:: WHAT TO WORK ON ::
Both boundary lines count: repeat, exactly and alone, the lines from the one containing "Generate a web" to the one containing "const n2Err = [0, 5.1, 8.6, 9.3, 0.5, 0.3, 0, 0.1];", with pictures left out.

:: INPUT FOR THIS TASK ::
==================================================
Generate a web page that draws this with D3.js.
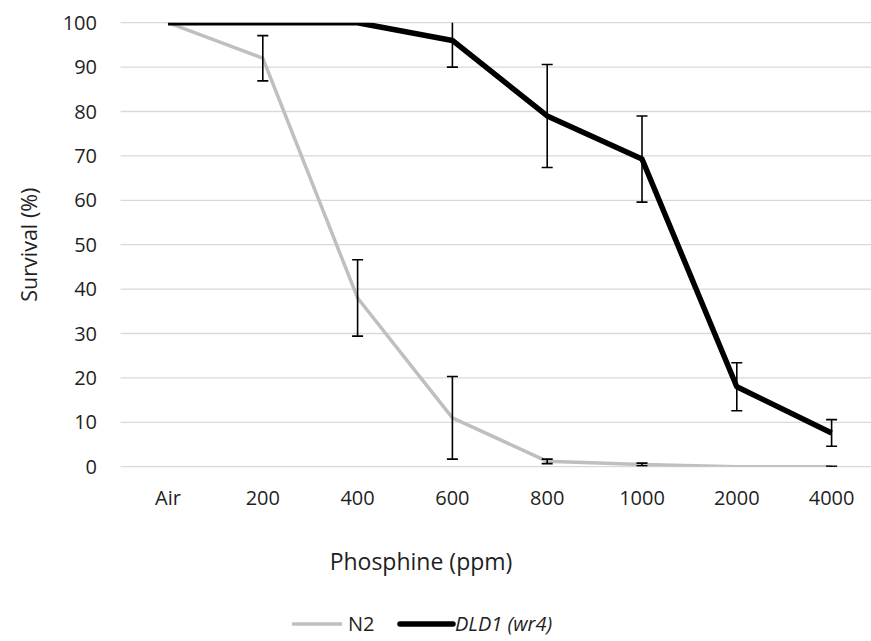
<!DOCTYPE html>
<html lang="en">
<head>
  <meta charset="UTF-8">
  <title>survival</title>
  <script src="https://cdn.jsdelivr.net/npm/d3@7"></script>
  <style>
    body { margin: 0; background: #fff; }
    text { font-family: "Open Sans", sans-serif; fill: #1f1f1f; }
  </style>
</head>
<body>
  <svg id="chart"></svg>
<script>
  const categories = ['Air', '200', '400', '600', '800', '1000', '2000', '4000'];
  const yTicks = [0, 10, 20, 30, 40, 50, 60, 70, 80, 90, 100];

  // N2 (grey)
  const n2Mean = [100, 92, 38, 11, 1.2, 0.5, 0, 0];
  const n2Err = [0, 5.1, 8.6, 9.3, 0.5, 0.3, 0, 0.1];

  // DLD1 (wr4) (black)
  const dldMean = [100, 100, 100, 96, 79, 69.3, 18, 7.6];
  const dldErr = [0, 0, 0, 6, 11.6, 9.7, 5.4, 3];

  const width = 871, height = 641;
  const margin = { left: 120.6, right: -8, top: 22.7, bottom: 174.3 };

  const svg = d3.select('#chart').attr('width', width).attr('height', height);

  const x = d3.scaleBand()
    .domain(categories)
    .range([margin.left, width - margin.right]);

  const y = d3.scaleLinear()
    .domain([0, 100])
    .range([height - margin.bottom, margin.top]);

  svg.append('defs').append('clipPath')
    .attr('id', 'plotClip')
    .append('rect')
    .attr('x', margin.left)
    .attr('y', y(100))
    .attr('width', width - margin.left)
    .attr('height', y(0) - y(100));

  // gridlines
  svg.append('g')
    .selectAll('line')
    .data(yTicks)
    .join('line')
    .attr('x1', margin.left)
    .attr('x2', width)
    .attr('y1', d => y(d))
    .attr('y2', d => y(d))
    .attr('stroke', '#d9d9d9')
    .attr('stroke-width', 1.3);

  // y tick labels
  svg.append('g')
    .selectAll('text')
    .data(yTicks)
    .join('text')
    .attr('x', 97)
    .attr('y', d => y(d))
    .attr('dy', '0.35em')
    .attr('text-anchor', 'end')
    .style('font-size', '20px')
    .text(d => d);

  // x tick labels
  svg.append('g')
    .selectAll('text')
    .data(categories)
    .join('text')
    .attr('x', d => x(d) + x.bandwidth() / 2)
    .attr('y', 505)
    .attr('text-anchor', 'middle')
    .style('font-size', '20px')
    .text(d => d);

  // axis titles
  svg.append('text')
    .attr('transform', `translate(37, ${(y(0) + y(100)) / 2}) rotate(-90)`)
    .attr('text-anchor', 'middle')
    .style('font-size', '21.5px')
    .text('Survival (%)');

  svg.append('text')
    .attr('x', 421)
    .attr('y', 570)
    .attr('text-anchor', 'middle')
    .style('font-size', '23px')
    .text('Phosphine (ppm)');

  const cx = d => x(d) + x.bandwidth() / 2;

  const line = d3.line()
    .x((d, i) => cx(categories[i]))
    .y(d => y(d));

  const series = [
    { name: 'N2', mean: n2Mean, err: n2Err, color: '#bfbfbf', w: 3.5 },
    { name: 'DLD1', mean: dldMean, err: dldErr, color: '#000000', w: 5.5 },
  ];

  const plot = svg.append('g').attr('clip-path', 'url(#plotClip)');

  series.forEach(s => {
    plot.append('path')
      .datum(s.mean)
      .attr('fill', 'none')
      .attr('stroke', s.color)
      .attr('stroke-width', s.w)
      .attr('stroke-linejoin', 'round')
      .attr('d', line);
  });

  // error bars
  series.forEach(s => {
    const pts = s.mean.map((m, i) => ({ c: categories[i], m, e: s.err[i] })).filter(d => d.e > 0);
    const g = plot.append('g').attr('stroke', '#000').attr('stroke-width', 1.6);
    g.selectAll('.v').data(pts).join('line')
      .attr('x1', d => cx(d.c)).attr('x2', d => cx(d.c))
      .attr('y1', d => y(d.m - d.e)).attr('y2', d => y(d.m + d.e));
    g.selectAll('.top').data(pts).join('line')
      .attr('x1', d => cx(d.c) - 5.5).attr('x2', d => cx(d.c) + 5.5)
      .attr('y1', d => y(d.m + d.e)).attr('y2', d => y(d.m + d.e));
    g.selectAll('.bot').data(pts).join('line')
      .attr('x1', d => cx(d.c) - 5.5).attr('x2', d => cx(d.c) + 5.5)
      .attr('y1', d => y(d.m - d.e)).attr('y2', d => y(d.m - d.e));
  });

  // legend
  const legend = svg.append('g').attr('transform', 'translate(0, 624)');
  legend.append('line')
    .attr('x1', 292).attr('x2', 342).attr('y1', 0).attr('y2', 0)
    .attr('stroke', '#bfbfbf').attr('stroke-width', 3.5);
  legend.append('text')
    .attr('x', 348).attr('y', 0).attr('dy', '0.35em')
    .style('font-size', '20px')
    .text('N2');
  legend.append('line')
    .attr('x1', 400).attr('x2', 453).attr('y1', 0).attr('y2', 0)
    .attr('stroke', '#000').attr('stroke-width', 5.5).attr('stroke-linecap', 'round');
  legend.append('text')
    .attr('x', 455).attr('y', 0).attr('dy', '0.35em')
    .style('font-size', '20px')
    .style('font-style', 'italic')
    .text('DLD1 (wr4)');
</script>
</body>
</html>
==================================================
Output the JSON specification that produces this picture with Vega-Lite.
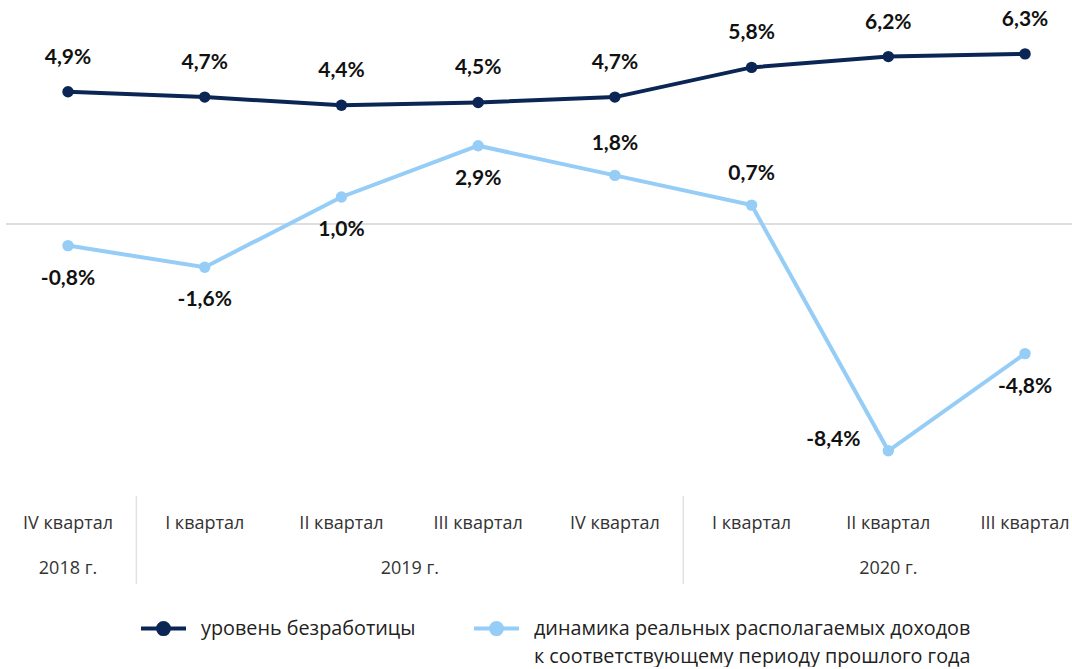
==================================================
:: REPLY TO THE EXERCISE ::
Generate a web page that draws this with D3.js.
<!DOCTYPE html>
<html lang="en">
<head>
  <meta charset="UTF-8">
  <title>survival</title>
  <script src="https://cdn.jsdelivr.net/npm/d3@7"></script>
  <style>
    body { margin: 0; background: #fff; }
    text { font-family: "Open Sans", sans-serif; fill: #1f1f1f; }
  </style>
</head>
<body>
  <svg id="chart"></svg>
<script>
  const categories = ['Air', '200', '400', '600', '800', '1000', '2000', '4000'];
  const yTicks = [0, 10, 20, 30, 40, 50, 60, 70, 80, 90, 100];

  // N2 (grey)
  const n2Mean = [100, 92, 38, 11, 1.2, 0.5, 0, 0];
  const n2Err = [0, 5.1, 8.6, 9.3, 0.5, 0.3, 0, 0.1];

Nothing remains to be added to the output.